- [What is required] From the listing below, pull out all lines with "diagram" in them.

- [Records provided]
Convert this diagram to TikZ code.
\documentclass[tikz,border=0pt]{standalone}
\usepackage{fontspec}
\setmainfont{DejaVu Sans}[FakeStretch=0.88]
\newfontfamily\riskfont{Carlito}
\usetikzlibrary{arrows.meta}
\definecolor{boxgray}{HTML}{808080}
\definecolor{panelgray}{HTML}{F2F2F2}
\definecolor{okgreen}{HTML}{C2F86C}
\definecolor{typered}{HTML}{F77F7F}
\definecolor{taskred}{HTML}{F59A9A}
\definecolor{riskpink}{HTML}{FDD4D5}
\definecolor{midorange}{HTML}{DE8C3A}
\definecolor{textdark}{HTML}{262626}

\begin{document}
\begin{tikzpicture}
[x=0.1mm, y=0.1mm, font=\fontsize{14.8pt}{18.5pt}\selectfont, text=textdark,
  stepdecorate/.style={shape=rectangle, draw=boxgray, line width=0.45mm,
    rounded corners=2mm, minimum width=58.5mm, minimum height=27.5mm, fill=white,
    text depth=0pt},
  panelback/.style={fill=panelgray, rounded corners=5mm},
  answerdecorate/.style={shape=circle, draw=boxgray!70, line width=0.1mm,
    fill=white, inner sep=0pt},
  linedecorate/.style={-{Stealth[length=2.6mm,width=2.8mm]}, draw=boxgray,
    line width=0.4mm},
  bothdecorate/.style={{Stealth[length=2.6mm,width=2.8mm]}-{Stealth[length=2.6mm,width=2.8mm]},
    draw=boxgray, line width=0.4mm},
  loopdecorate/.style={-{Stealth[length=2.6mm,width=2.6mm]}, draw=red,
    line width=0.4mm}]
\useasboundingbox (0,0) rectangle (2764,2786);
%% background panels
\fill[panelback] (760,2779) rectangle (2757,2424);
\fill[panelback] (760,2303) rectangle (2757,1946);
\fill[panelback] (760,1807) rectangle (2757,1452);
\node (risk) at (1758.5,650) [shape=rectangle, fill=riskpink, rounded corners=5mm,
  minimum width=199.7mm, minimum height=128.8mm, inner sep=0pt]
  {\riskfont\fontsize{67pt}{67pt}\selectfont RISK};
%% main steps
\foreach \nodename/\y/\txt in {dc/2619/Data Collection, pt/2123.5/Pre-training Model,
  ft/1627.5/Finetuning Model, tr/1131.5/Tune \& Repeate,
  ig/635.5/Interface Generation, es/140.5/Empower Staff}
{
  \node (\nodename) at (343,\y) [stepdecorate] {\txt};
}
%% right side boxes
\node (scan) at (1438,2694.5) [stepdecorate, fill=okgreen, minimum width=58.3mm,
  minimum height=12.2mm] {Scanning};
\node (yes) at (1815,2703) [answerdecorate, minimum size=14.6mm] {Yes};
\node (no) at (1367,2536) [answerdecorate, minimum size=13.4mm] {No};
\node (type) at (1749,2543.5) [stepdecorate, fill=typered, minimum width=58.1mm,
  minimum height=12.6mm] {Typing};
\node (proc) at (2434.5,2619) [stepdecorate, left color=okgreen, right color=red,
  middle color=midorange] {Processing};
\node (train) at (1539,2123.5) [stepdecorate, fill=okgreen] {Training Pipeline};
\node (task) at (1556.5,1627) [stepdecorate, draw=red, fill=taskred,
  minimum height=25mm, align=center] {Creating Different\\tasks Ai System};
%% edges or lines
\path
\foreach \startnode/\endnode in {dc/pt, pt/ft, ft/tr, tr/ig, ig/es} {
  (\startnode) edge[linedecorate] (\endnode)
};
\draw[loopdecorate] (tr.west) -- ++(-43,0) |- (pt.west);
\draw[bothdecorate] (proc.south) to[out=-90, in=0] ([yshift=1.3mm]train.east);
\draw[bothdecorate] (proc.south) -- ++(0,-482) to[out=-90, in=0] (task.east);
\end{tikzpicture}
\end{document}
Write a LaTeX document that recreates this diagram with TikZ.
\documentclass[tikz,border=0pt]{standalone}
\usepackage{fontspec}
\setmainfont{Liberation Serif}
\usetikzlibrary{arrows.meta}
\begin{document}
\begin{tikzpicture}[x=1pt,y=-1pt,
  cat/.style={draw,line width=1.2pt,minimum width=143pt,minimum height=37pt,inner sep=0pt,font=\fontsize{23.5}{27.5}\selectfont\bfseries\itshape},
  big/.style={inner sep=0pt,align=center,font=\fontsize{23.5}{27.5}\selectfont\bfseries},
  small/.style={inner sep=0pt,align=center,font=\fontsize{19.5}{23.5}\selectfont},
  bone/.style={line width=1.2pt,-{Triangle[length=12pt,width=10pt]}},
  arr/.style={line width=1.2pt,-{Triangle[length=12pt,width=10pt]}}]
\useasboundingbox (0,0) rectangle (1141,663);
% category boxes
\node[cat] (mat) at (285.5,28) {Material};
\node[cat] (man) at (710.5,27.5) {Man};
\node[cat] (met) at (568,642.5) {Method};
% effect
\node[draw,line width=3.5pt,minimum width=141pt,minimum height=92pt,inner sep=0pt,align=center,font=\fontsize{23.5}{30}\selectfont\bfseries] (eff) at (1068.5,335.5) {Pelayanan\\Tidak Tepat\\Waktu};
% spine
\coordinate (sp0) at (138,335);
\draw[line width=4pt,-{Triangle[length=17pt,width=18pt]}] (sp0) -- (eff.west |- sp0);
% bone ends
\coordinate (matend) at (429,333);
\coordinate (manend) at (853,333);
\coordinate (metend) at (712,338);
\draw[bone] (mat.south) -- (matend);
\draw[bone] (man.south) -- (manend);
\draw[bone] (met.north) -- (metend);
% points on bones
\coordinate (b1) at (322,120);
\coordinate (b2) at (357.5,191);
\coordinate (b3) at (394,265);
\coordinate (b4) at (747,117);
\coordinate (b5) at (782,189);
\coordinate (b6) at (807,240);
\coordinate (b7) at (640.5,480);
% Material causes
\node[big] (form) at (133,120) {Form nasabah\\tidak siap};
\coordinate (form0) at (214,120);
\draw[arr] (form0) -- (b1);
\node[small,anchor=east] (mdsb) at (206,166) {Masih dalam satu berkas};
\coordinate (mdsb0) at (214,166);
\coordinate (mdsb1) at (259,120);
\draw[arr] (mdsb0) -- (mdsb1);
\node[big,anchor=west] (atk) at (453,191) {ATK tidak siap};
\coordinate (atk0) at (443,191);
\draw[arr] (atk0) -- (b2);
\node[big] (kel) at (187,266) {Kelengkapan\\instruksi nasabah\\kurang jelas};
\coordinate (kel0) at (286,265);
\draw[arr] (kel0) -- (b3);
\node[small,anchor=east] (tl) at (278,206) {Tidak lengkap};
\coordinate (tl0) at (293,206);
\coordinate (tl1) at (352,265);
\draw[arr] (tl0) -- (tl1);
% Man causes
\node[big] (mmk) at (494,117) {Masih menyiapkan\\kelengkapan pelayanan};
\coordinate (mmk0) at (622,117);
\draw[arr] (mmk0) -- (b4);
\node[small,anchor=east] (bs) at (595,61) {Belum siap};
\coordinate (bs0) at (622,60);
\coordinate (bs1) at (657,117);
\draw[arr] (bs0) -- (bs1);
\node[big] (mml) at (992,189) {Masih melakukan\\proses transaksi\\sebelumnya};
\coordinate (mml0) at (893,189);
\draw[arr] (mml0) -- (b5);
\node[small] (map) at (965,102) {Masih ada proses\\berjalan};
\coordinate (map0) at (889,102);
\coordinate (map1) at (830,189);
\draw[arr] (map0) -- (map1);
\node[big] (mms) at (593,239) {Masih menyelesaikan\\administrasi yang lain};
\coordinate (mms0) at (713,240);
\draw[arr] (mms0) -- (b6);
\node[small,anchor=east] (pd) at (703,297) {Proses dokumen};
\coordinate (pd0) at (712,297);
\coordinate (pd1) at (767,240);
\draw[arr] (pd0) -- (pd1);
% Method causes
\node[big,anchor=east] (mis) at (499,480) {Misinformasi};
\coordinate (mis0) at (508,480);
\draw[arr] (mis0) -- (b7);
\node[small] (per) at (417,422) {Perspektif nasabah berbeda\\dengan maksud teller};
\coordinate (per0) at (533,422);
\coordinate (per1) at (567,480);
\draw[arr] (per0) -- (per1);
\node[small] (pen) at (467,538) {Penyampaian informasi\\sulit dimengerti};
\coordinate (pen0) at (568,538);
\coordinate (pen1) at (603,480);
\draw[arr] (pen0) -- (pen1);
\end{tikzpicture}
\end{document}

- [Complete response]
Convert this diagram to TikZ code.
Write a LaTeX document that recreates this diagram with TikZ.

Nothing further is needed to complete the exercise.